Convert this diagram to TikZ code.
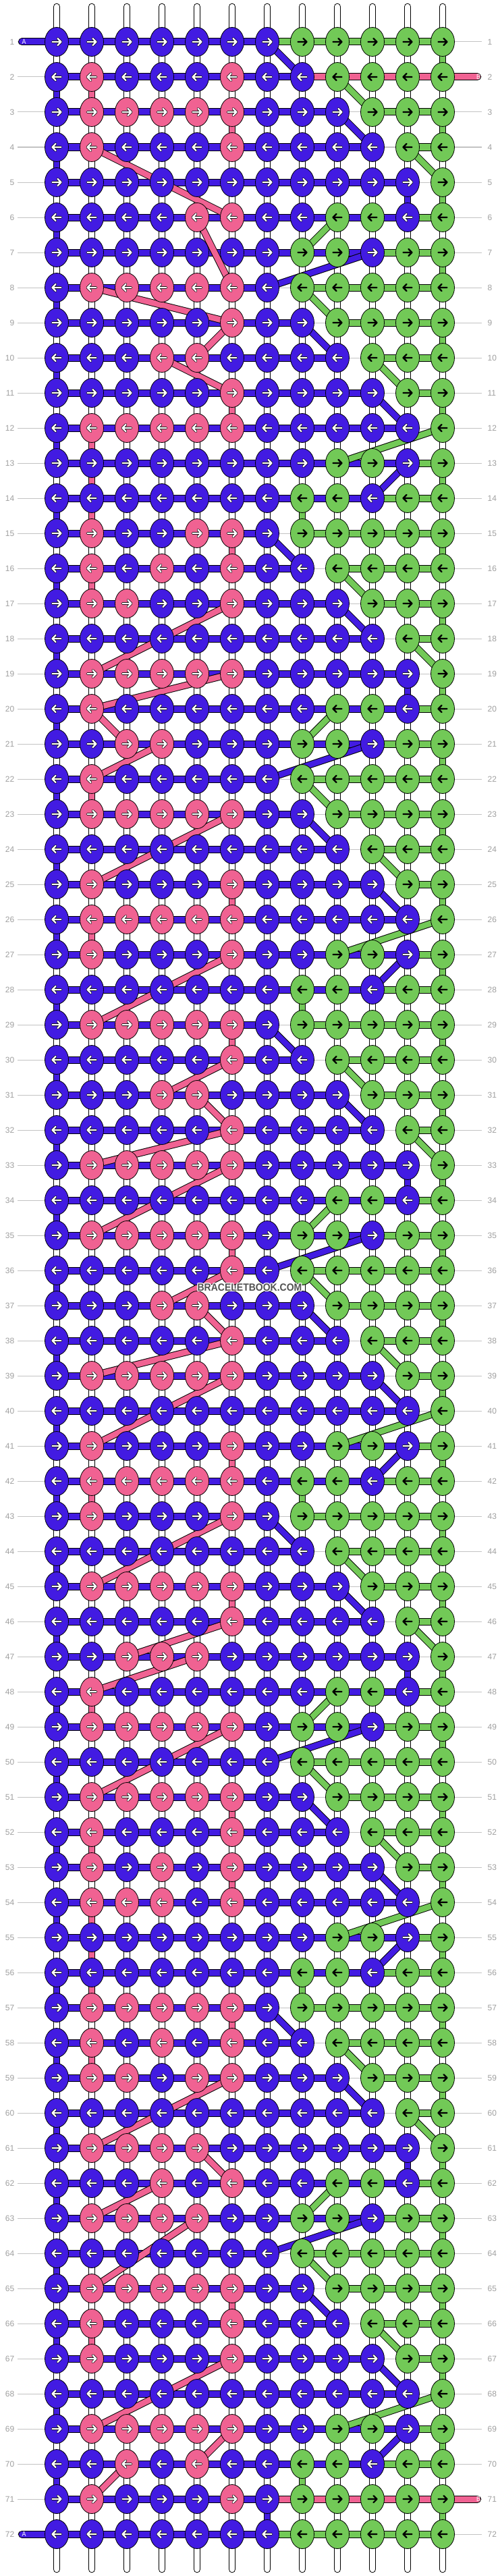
\documentclass[tikz,border=0pt]{standalone}
\usepackage{fontspec}
\setmainfont{Liberation Sans}
\definecolor{cB}{RGB}{66,27,226}
\definecolor{cP}{RGB}{240,98,146}
\definecolor{cG}{RGB}{114,201,87}
\definecolor{cLab}{RGB}{160,160,160}
\definecolor{cLine}{RGB}{195,195,195}
\ExplSyntaxOn
\seq_new:N \g_bb_rows_seq
\seq_gset_from_clist:Nn \g_bb_rows_seq
  {
    BBBBBBBGGGGG, BPBBBPBBGGGG, BPPPPPBBBGGG, BPBBBPBBBBGG, BBBBBBBBBBBG, BBBBPPBBGGBG,
    BBBBBBBGGBGG, BPPPPPBGGGGG, BBBBBPBBGGGG, BBBPPBBBBGGG, BBBBBPBBBBGG, BPPPPPBBBBBG,
    BBBBBBBBGGBG, BBBBBBBGGBGG, BPBBPPBGGGGG, BPBPBPBBGGGG, BPPBBPBBBGGG, BBBBBBBBBBGG,
    BPPPPPBBBBBG, BPBBBBBBGGBG, BBPPBBBGGBGG, BPBBBBBGGGGG, BPPPPPBBGGGG, BBBBBBBBBGGG,
    BPBBBPBBBBGG, BPPPPPBBBBBG, BPBBBPBBGGBG, BBBBBBBGGBGG, BPPPPPBGGGGG, BBBBBPBBGGGG,
    BBBPPBBBBGGG, BBBBBPBBBBGG, BPPPPPBBBBBG, BBBBBBBBGGBG, BPPPPPBGGBGG, BBBBBPBGGGGG,
    BBBPPBBBGGGG, BBBBBPBBBGGG, BPPPPPBBBBGG, BBBBBBBBBBBG, BPBBBPBBGGBG, BPPPPPBGGBGG,
    BPBBBPBGGGGG, BBBBBBBBGGGG, BPPPPPBBBGGG, BBBBBPBBBBGG, BBPPPBBBBBBG, BPBBBBBBGGBG,
    BPPPPPBGGBGG, BBBBBBBGGGGG, BPPPPPBBGGGG, BPBBBPBBBGGG, BPBPBPBBBBGG, BPPPBPBBBBBG,
    BBBBBBBBGGBG, BBBBBBBGGBGG, BPPPPPBGGGGG, BPBPBPBBGGGG, BPPBPPBBBGGG, BBBBBBBBBBGG,
    BPPPPBBBBBBG, BBBPBPBBGGBG, BPPPPBBGGBGG, BBBBBBBGGGGG, BPPPPPBBGGGG, BPBBBPBBBGGG,
    BPBBBPBBBBGG, BBBBBBBBBBBG, BPPPPPBBGGBG, BBPBPBBGGBGG, BPBBBPBGGGGG, BBBBBBBGGGGG
  }
\tl_new:N \l_bb_row_tl
\int_new:N \l_bb_min_int
\int_new:N \l_bb_max_int
\int_new:N \l_bb_first_int
\int_new:N \l_bb_last_int
\int_new:N \l_bb_prevr_int
\int_new:N \l_bb_prevc_int
\seq_new:N \l_bb_span_seq
\seq_new:N \l_bb_conn_seq
\seq_new:N \l_bb_knot_seq
\cs_new_protected:Npn \bb_minmax:nn #1 #2
  {
    \tl_set:Nx \l_bb_row_tl { \seq_item:Nn \g_bb_rows_seq {#2} }
    \int_zero:N \l_bb_min_int
    \int_zero:N \l_bb_max_int
    \int_step_inline:nn { 12 }
      {
        \str_if_eq:eeT { \tl_item:Nn \l_bb_row_tl {##1} } {#1}
          {
            \int_compare:nNnT { \l_bb_min_int } = { 0 }
              { \int_set:Nn \l_bb_min_int {##1} }
            \int_set:Nn \l_bb_max_int {##1}
          }
      }
  }
\cs_new_protected:Npn \bb_color:n #1
  {
    \seq_clear:N \l_bb_span_seq
    \seq_clear:N \l_bb_conn_seq
    \int_zero:N \l_bb_prevr_int
    \int_zero:N \l_bb_prevc_int
    \int_step_inline:nn { 72 }
      {
        \bb_minmax:nn {#1} {##1}
        \int_compare:nNnF { \l_bb_min_int } = { 0 }
          {
            \int_if_odd:nTF {##1}
              {
                \int_set_eq:NN \l_bb_first_int \l_bb_min_int
                \int_set_eq:NN \l_bb_last_int \l_bb_max_int
              }
              {
                \int_set_eq:NN \l_bb_first_int \l_bb_max_int
                \int_set_eq:NN \l_bb_last_int \l_bb_min_int
              }
            \int_compare:nNnF { \l_bb_prevr_int } = { 0 }
              {
                \seq_put_right:Nx \l_bb_conn_seq
                  {
                    \int_use:N \l_bb_prevr_int /
                    \int_use:N \l_bb_prevc_int /
                    ##1 /
                    \int_use:N \l_bb_first_int
                  }
              }
            \int_set:Nn \l_bb_prevr_int {##1}
            \int_set_eq:NN \l_bb_prevc_int \l_bb_last_int
            \str_if_eq:nnT {#1} {G}
              {
                \int_compare:nNnT {##1} = {1} { \int_set:Nn \l_bb_min_int {1} }
                \int_compare:nNnT {##1} = {72} { \int_set:Nn \l_bb_min_int {1} }
              }
            \str_if_eq:nnT {#1} {P}
              {
                \int_compare:nNnT {##1} = {2} { \int_set:Nn \l_bb_max_int {12} }
                \int_compare:nNnT {##1} = {71} { \int_set:Nn \l_bb_max_int {12} }
              }
            \seq_put_right:Nx \l_bb_span_seq
              { ##1 / \int_use:N \l_bb_min_int / \int_use:N \l_bb_max_int }
          }
      }
    \tl_gset:cx { bbspan #1 } { \seq_use:Nn \l_bb_span_seq {,} }
    \tl_gset:cx { bbconn #1 } { \seq_use:Nn \l_bb_conn_seq {,} }
  }
\bb_color:n {G}
\bb_color:n {P}
\bb_color:n {B}
\int_step_inline:nn { 72 }
  {
    \tl_set:Nx \l_bb_row_tl { \seq_item:Nn \g_bb_rows_seq {#1} }
    \int_step_inline:nn { 12 }
      {
        \seq_put_right:Nx \l_bb_knot_seq
          { #1 / ##1 / \tl_item:Nn \l_bb_row_tl {##1} }
      }
  }
\tl_gset:Nx \bbknots { \seq_use:Nn \l_bb_knot_seq {,} }
\ExplSyntaxOff
\tikzset{
  lab/.style={text=cLab, font=\fontsize{12}{12}\selectfont, inner sep=0pt},
  arr/.style={line width=2.2pt, line cap=round, line join=round},
  endlab/.style={text=white, font=\fontsize{10.5}{10.5}\selectfont, inner sep=0pt, xscale=0.85}
}
\newcommand\bbbars[2]{%
  \foreach \rr/\ca/\cb in #1 {%
    \ifnum\ca<\cb\relax
      \draw[line width=11pt] ({32+52*\ca},{10+52*\rr}) -- ({32+52*\cb},{10+52*\rr});
      \draw[#2, line width=9pt] ({32+52*\ca},{10+52*\rr}) -- ({32+52*\cb},{10+52*\rr});
    \fi
  }}
\newcommand\bbconns[2]{%
  \foreach \ra/\ca/\rb/\cb in #1 {%
    \draw[line width=10.5pt] ({32+52*\ca},{10+52*\ra}) -- ({32+52*\cb},{10+52*\rb});
    \draw[#2, line width=8.5pt] ({32+52*\ca},{10+52*\ra}) -- ({32+52*\cb},{10+52*\rb});
  }}
\begin{document}
\begin{tikzpicture}[x=1pt,y=-1pt]
\useasboundingbox (0,0) rectangle (740,3816);
\fill[white] (0,0) rectangle (740,3816);
% row lines and labels
\foreach \r in {1,...,72}{
  \draw[cLine, line width=1pt] (26,{10+52*\r}) -- (714,{10+52*\r});
  \node[lab, anchor=east] (labL\r) at (21.5,{10+52*\r}) {\r};
  \node[lab, anchor=west] (labR\r) at (722.5,{10+52*\r}) {\r};
}
% base strings
\foreach \c in {1,...,12}{
  \draw[line width=10.5pt, line cap=round] ({32+52*\c},10) -- ({32+52*\c},3806);
  \draw[white, line width=8.5pt, line cap=round] ({32+52*\c},10) -- ({32+52*\c},3806);
}
% horizontal thread bars
\bbbars{\bbspanG}{cG}
\bbbars{\bbspanP}{cP}
\bbbars{\bbspanB}{cB}
% thread ends
\draw[line width=11pt, line cap=round] (32.5,62) -- (84,62);
\draw[cB, line width=9pt, line cap=round] (32.5,62) -- (84,62);
\draw[line width=11pt, line cap=round] (32.5,3754) -- (84,3754);
\draw[cB, line width=9pt, line cap=round] (32.5,3754) -- (84,3754);
\draw[line width=11pt, line cap=round] (656,114) -- (707.5,114);
\draw[cP, line width=9pt, line cap=round] (656,114) -- (707.5,114);
\draw[line width=11pt, line cap=round] (656,3702) -- (707.5,3702);
\draw[cP, line width=9pt, line cap=round] (656,3702) -- (707.5,3702);
\node[endlab] (endA1) at (35.5,62) {A};
\node[endlab] (endA2) at (35.5,3754) {A};
\node[endlab] (endB1) at (709,114) {B};
\node[endlab] (endB2) at (709,3702) {B};
% connections between rows
\bbconns{\bbconnG}{cG}
\bbconns{\bbconnP}{cP}
\bbconns{\bbconnB}{cB}
% knots
\foreach \r/\c/\k in \bbknots {
  \pgfmathsetmacro\X{32+52*\c}
  \pgfmathsetmacro\Y{10+52*\r}
  \ifodd\r\relax \def\s{1}\else\def\s{-1}\fi
  \filldraw[fill=c\k, draw=black, line width=0.8pt] (\X,\Y) ellipse [x radius=17.5pt, y radius=21.5pt];
  \if\k G
    \draw[black, arr] ({\X-6.5*\s},\Y) -- ({\X+6.5*\s},\Y) ({\X+1.5*\s},{\Y-5}) -- ({\X+6.5*\s},\Y) -- ({\X+1.5*\s},{\Y+5});
  \else
    \draw[black, arr, line width=3.6pt] ({\X-6.5*\s},\Y) -- ({\X+6.5*\s},\Y) ({\X+1.5*\s},{\Y-5}) -- ({\X+6.5*\s},\Y) -- ({\X+1.5*\s},{\Y+5});
    \draw[white, arr] ({\X-6.5*\s},\Y) -- ({\X+6.5*\s},\Y) ({\X+1.5*\s},{\Y-5}) -- ({\X+6.5*\s},\Y) -- ({\X+1.5*\s},{\Y+5});
  \fi
}
% watermark
\foreach \dx/\dy in {-1/-1,-1/0,-1/1,0/-1,0/1,1/-1,1/0,1/1}{
  \node[text=white, font=\bfseries\fontsize{14}{14}\selectfont, yscale=1.1] at ({370+\dx},{1907+\dy}) {BRACELETBOOK.COM};
}
\node[text=black!68, font=\bfseries\fontsize{14}{14}\selectfont, yscale=1.1] (wm) at (370,1907) {BRACELETBOOK.COM};
\end{tikzpicture}
\end{document}
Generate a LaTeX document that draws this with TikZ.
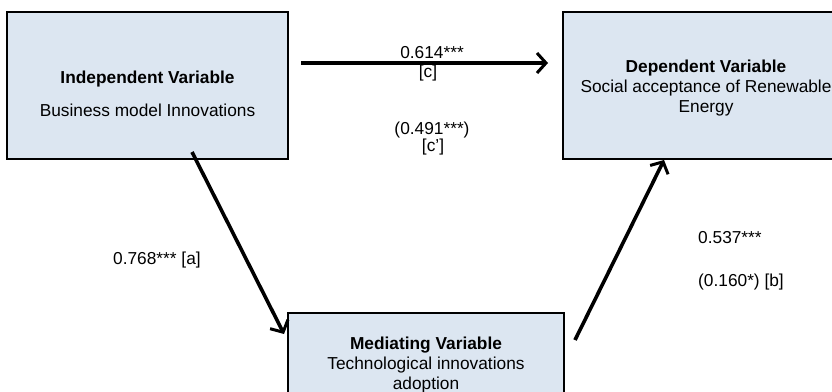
\documentclass[tikz,border=0pt]{standalone}
\usepackage{fontspec}
\setmainfont{Liberation Sans}
\usetikzlibrary{arrows.meta}
\definecolor{boxfill}{RGB}{220,230,241}
\begin{document}
\begin{tikzpicture}[x=1pt,y=-1pt,
  box/.style={draw=black,line width=1.3pt,fill=boxfill,inner sep=0pt},
  txt/.style={inner sep=0pt,align=center,font=\fontsize{17.3pt}{20pt}\selectfont},
  arr/.style={line width=3.6pt,-{Straight Barb[length=9pt,width=20pt,line width=3pt]}}]
\useasboundingbox (0,0) rectangle (832,391);
\clip (0,0) rectangle (832,391);
% boxes
\node[box,minimum width=281pt,minimum height=147pt] (ind) at (147.5,85.5) {};
\node[box,minimum width=286pt,minimum height=147pt] (dep) at (706,85.5) {};
\node[box,minimum width=276pt,minimum height=147pt] (med) at (426,386.5) {};
% box texts
\node[txt] (indT) at (147.5,79) {\textbf{Independent Variable}};
\node[txt] (indS) at (147.5,110) {Business model Innovations};
\node[txt] (depT) at (706,88) {\textbf{Dependent Variable}\\Social acceptance of Renewable\\Energy};
\node[txt] (medT) at (426,365) {\textbf{Mediating Variable}\\Technological innovations\\adoption};
% labels
\node[txt] (c1) at (432,53) {0.614***};
\node[txt] (c2) at (428,73) {[c]};
\node[txt] (c3) at (432,130) {(0.491***)};
\node[txt] (c4) at (433,147) {[c']};
\node[txt,anchor=west] (la) at (113,260) {0.768*** [a]};
\node[txt,anchor=west] (lb1) at (698,238) {0.537***};
\node[txt,anchor=west] (lb2) at (698,282) {(0.160*) [b]};
% connectors
\coordinate (h1) at (301,63);
\coordinate (h2) at (548,63);
\coordinate (a1) at (192,152);
\coordinate (a2) at (284,334);
\coordinate (b1) at (575,340);
\coordinate (b2) at (664,160);
\draw[arr] (h1) -- (h2);
\draw[arr] (a1) -- (a2);
\draw[arr] (b1) -- (b2);
\end{tikzpicture}
\end{document}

☆ ☆ ☆

▶ [SET TASK]
Gather from the entries above all lines that include the string "this".

▶ [PROBLEM SOLUTION]
Convert this diagram to TikZ code.
Generate a LaTeX document that draws this with TikZ.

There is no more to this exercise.